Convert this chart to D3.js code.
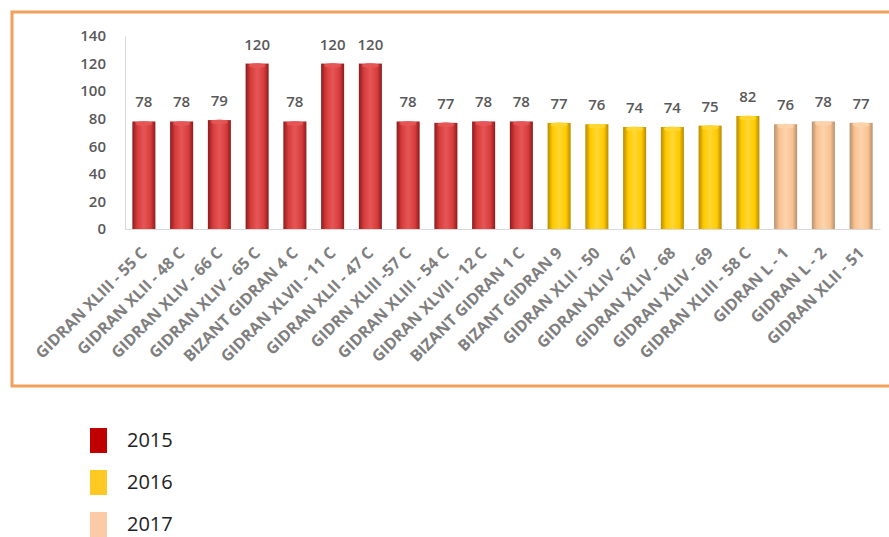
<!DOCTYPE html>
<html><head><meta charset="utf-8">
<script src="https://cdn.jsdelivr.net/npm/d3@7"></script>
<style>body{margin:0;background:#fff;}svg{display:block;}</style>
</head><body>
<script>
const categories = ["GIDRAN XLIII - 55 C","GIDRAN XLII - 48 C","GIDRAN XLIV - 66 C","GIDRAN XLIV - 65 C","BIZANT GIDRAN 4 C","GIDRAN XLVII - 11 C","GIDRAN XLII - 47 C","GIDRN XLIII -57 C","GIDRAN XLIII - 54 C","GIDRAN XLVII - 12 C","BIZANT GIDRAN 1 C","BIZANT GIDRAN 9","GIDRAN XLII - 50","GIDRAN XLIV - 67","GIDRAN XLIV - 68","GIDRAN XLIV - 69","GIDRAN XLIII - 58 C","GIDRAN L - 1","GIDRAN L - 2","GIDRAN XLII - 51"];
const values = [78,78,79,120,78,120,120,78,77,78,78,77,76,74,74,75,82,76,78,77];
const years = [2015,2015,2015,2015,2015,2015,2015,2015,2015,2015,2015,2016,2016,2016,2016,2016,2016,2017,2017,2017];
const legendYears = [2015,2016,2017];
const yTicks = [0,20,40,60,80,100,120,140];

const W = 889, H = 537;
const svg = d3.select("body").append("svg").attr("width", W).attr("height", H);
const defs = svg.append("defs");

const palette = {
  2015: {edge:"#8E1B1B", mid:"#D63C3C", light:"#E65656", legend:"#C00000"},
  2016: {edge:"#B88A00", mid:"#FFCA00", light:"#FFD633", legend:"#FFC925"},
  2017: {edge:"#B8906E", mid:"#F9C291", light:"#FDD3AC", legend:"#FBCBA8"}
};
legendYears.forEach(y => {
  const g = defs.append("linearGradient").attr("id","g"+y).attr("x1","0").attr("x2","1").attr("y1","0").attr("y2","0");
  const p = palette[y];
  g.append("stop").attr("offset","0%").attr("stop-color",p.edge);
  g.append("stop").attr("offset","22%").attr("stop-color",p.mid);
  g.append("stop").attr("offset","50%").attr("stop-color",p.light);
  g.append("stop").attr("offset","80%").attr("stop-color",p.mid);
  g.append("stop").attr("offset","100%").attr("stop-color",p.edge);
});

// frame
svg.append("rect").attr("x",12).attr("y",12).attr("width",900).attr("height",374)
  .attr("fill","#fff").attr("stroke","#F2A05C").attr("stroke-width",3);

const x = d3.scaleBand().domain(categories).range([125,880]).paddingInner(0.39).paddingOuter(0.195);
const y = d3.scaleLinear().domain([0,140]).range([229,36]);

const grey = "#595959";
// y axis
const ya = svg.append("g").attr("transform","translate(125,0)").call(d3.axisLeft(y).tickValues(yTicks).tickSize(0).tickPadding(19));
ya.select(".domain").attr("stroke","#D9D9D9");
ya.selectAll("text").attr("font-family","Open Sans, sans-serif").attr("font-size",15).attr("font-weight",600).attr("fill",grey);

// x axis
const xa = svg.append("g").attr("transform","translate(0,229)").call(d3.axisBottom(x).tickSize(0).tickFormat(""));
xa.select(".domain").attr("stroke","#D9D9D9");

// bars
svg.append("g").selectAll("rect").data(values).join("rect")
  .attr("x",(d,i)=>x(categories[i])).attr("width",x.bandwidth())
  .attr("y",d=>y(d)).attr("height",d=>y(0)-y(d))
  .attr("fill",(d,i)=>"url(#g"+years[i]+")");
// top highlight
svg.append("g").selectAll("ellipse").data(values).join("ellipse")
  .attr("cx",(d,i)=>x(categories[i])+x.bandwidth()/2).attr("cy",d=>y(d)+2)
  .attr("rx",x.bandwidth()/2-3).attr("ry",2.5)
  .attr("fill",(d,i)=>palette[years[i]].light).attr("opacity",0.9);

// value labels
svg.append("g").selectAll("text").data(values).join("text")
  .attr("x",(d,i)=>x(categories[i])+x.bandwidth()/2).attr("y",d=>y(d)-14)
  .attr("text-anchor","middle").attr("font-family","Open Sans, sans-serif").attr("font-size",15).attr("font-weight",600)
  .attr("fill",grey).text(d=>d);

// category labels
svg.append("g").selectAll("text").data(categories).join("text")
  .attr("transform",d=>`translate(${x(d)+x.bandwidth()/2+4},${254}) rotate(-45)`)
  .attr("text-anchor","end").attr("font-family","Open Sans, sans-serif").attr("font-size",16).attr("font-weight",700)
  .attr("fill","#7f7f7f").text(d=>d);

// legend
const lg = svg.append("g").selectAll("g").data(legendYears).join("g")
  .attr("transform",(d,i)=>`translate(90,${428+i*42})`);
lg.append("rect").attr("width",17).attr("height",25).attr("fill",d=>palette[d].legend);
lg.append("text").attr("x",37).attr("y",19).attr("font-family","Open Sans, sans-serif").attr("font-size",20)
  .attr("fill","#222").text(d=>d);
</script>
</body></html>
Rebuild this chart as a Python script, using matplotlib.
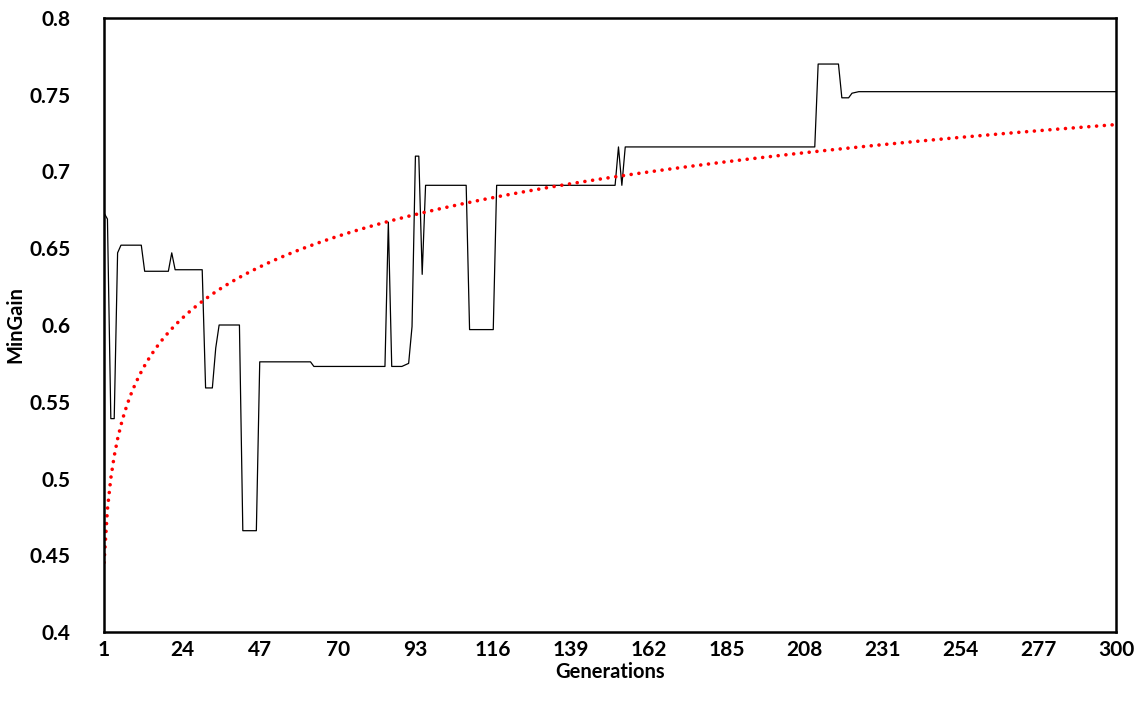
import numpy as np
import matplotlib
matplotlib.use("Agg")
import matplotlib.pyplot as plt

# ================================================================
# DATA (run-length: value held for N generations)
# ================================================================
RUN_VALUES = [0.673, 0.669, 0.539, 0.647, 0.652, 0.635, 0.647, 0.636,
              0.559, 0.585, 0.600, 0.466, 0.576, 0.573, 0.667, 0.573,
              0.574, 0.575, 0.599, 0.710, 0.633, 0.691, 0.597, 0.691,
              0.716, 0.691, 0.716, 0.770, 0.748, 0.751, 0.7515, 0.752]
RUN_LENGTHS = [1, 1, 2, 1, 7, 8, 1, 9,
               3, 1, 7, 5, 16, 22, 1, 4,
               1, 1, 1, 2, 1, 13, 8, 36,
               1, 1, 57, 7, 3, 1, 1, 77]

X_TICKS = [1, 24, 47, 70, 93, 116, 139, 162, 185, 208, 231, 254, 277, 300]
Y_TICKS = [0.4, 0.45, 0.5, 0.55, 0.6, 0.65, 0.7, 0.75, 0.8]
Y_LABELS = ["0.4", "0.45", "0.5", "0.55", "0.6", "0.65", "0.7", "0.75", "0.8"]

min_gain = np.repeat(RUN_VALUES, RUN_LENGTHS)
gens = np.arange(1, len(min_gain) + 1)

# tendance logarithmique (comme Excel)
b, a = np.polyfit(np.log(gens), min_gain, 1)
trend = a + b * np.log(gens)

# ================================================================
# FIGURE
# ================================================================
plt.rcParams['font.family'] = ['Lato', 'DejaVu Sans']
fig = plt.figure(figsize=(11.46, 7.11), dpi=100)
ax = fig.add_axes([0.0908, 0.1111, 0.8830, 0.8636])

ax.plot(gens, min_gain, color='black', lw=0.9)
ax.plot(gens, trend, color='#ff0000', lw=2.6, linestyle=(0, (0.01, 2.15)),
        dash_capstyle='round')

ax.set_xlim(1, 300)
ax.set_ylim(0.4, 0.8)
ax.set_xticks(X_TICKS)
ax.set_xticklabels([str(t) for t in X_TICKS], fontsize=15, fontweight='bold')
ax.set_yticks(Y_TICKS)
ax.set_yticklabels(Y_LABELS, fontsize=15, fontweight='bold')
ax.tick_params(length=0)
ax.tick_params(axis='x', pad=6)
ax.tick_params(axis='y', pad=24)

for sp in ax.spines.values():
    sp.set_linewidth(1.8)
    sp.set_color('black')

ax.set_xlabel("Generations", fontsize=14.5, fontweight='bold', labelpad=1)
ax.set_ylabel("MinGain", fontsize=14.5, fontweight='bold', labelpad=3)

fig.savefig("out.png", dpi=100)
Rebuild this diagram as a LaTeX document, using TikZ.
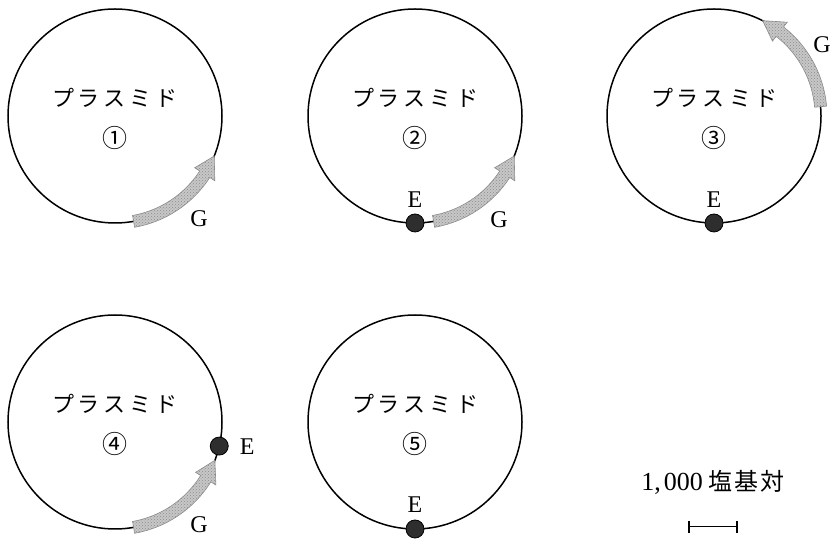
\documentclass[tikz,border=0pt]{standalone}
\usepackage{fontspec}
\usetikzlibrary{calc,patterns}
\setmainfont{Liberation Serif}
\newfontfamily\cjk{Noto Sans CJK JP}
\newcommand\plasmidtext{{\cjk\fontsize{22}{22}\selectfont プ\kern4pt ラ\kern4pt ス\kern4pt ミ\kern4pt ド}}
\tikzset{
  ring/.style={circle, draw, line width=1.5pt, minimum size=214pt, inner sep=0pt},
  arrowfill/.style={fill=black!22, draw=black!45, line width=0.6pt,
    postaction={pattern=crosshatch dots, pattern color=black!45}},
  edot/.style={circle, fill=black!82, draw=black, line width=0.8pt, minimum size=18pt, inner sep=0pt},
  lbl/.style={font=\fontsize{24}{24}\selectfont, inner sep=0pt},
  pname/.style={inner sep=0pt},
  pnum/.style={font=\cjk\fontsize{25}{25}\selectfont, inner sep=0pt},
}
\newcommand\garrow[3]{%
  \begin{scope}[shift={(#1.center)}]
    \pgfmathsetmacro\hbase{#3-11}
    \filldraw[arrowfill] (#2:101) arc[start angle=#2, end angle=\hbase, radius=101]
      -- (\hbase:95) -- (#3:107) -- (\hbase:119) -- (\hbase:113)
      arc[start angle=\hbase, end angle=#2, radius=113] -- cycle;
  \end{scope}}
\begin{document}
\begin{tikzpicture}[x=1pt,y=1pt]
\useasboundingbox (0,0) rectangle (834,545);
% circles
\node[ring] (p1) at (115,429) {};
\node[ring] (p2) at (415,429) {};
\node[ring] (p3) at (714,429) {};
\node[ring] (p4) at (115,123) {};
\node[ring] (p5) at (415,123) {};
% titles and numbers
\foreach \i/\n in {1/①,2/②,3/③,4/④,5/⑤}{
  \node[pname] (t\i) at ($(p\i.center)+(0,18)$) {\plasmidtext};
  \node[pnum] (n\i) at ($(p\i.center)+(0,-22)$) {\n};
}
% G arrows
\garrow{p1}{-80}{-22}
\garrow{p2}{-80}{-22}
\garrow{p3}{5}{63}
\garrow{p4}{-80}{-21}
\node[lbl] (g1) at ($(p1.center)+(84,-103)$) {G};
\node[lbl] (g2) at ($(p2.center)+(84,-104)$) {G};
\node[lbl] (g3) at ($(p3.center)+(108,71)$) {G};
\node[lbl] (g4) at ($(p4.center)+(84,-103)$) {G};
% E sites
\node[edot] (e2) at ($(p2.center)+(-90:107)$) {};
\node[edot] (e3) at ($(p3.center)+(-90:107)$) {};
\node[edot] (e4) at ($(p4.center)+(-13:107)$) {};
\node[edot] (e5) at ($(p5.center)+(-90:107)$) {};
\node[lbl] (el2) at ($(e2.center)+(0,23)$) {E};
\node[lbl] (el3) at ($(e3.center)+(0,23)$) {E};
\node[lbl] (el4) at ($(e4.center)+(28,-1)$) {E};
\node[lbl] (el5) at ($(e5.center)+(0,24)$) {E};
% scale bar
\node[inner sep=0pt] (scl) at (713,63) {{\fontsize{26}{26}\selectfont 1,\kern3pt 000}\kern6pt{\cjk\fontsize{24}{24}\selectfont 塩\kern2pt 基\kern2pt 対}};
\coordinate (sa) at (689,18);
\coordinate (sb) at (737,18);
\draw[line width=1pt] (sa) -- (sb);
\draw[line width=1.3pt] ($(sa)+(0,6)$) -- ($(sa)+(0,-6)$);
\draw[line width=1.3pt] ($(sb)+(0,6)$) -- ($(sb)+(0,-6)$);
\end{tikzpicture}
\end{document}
--- --- ---
_Instructions to follow_
Copy the lines above exactly, starting with the line that contains "Rebuild this chart" and ending with the line that contains "trend = a + b * np.log(gens)", and leave out any pictures.

_Result_
Rebuild this chart as a Python script, using matplotlib.
import numpy as np
import matplotlib
matplotlib.use("Agg")
import matplotlib.pyplot as plt

# ================================================================
# DATA (run-length: value held for N generations)
# ================================================================
RUN_VALUES = [0.673, 0.669, 0.539, 0.647, 0.652, 0.635, 0.647, 0.636,
              0.559, 0.585, 0.600, 0.466, 0.576, 0.573, 0.667, 0.573,
              0.574, 0.575, 0.599, 0.710, 0.633, 0.691, 0.597, 0.691,
              0.716, 0.691, 0.716, 0.770, 0.748, 0.751, 0.7515, 0.752]
RUN_LENGTHS = [1, 1, 2, 1, 7, 8, 1, 9,
               3, 1, 7, 5, 16, 22, 1, 4,
               1, 1, 1, 2, 1, 13, 8, 36,
               1, 1, 57, 7, 3, 1, 1, 77]

X_TICKS = [1, 24, 47, 70, 93, 116, 139, 162, 185, 208, 231, 254, 277, 300]
Y_TICKS = [0.4, 0.45, 0.5, 0.55, 0.6, 0.65, 0.7, 0.75, 0.8]
Y_LABELS = ["0.4", "0.45", "0.5", "0.55", "0.6", "0.65", "0.7", "0.75", "0.8"]

min_gain = np.repeat(RUN_VALUES, RUN_LENGTHS)
gens = np.arange(1, len(min_gain) + 1)

# tendance logarithmique (comme Excel)
b, a = np.polyfit(np.log(gens), min_gain, 1)
trend = a + b * np.log(gens)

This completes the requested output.